Questions about spamicity
David Relson
relson at osagesoftware.com
Fri May 30 00:56:07 CEST 2003
At 06:25 PM 5/29/03, Michael Rensing wrote:
>Does it make sense for a message to have spamicity=0.000000? That's
>what's getting put into my message headers. As in:
>
>X-Bogosity: No, tests=bogofilter, spamicity=0.000000, version=0.13.2.1
>
>It seems to me that for a statistical method, there should virtually
>never be a perfect 0 or 1 for a rating. However, that's what I'm getting
>for all of my messages.
Michael,
0.00000 is perfectly fine. The calculation is done in several phases.
First, for each word look it up in goodlist.db and spamlist.db to get its
non-spam and spam scores and compute the word's spam index. For any given
word, this can range from 0 to 1 (inclusive). The exact value depends on
the word's usage in good and spam messages. The Robinson formula uses a
value (robx, default of 0.415) for words not previously seen aand the robs
value (default 0.01) for words seen before. Read the Robinson article
referenced in the FAQ for details.
Second, using all words that differ from EVEN_ODDS, i.e. 1/2, by more than
min_dev (default is 0.1) compute the spam score for the message. This
compute step is the bayesian part of the calculation. The result is a
number between 0 and 1, but only rarely is it exactly 0 or 1.

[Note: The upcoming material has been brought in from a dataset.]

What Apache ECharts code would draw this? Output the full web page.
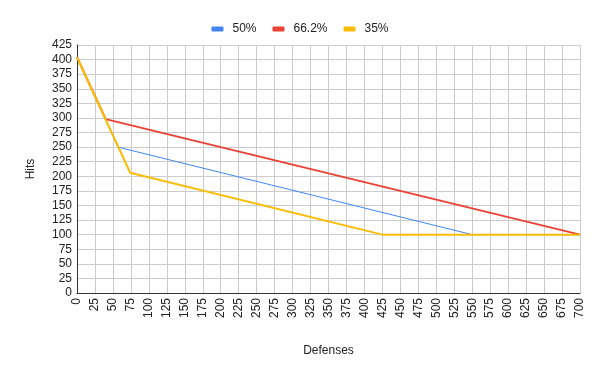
<!DOCTYPE html>
<html><head><meta charset="utf-8">
<script src="https://cdn.jsdelivr.net/npm/echarts@6/dist/echarts.min.js"></script>
<style>html,body{margin:0;padding:0;background:#fff}#c{width:600px;height:371px}</style>
</head><body><div id="c"></div>
<script>
const seriesNames = ['50%', '66.2%', '35%'];
const s50 = [[0, 404], [57, 250], [550, 100], [700, 100]];
const s662 = [[0, 404], [40, 298], [700, 100]];
const s35 = [[0, 404], [74, 206], [425, 100], [700, 100]];
const colors = ['#4285F4', '#EA4335', '#FBBC04'];
const widths = [1, 2, 2];
const xName = 'Defenses', yName = 'Hits';
const FONT = '"Liberation Sans", Arial, sans-serif';

const chart = echarts.init(document.getElementById('c'));
const data = [s50, s662, s35];
chart.setOption({
  animation: false,
  color: colors,
  legend: {
    top: 18, left: 'center', itemWidth: 12, itemHeight: 5, itemGap: 16,
    icon: 'roundRect',
    textStyle: { fontFamily: FONT, fontSize: 12, color: '#222', padding: [0, 0, 0, 4] },
    data: seriesNames
  },
  grid: { left: 77, right: 20, top: 45, bottom: 78, containLabel: false },
  xAxis: {
    type: 'value', min: 0, max: 700, interval: 25,
    name: xName, nameLocation: 'middle', nameGap: 52,
    nameTextStyle: { fontFamily: FONT, fontSize: 12, color: '#222' },
    axisLine: { show: true, lineStyle: { color: '#333', width: 1 } },
    axisTick: { show: false },
    axisLabel: { rotate: 90, fontFamily: FONT, fontSize: 12, color: '#222', margin: 5 },
    splitLine: { show: true, lineStyle: { color: '#ccc', width: 1 } }
  },
  yAxis: {
    type: 'value', min: 0, max: 425, interval: 25,
    name: yName, nameLocation: 'middle', nameGap: 40,
    nameTextStyle: { fontFamily: FONT, fontSize: 12, color: '#222' },
    axisLine: { show: true, lineStyle: { color: '#333', width: 1 } },
    axisTick: { show: false },
    axisLabel: { fontFamily: FONT, fontSize: 12, color: '#222', margin: 5 },
    splitLine: { show: true, lineStyle: { color: '#ccc', width: 1 } }
  },
  series: seriesNames.map((n, i) => ({
    name: n, type: 'line', data: data[i], showSymbol: false, symbol: 'none',
    lineStyle: { width: widths[i], color: colors[i] }
  }))
});
</script></body></html>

Third, apply the Fisher algorithm which does a chi-square test using the
result of step 2 and the number of tokens. This gives a confidence
measure, i.e. tells how likely the result is to be ham or spam (given the
score and the token count). Again the value is rarely exactly 0 or 1, but
can be very, very close like 1e-16. Bogofilter can print out the
difference (from 0 for ham and from 1 for spam) in scientific
notation. If you want to have the values printed this way, look at the
formatting section of /etc/bogofilter.cf
>When I run bogofilter -M -v against my spam mailbox, only a few have a
>non-zero spamicity. Any ideas what's going on? Do I need to reset the
>database somehow? If so, how?
You might want to look at the calculation results in greater depth. Using
"-vvv" with bogofilter, it will display the tokens and their counts and
probabilities. If you find words that have scores different from what
you'd expect, then you may have incorrectly registered some spam messages
as ham (or vice versa). If that's so, you'll have to carefully sort your
saved emails into ham and spam and create new wordlists.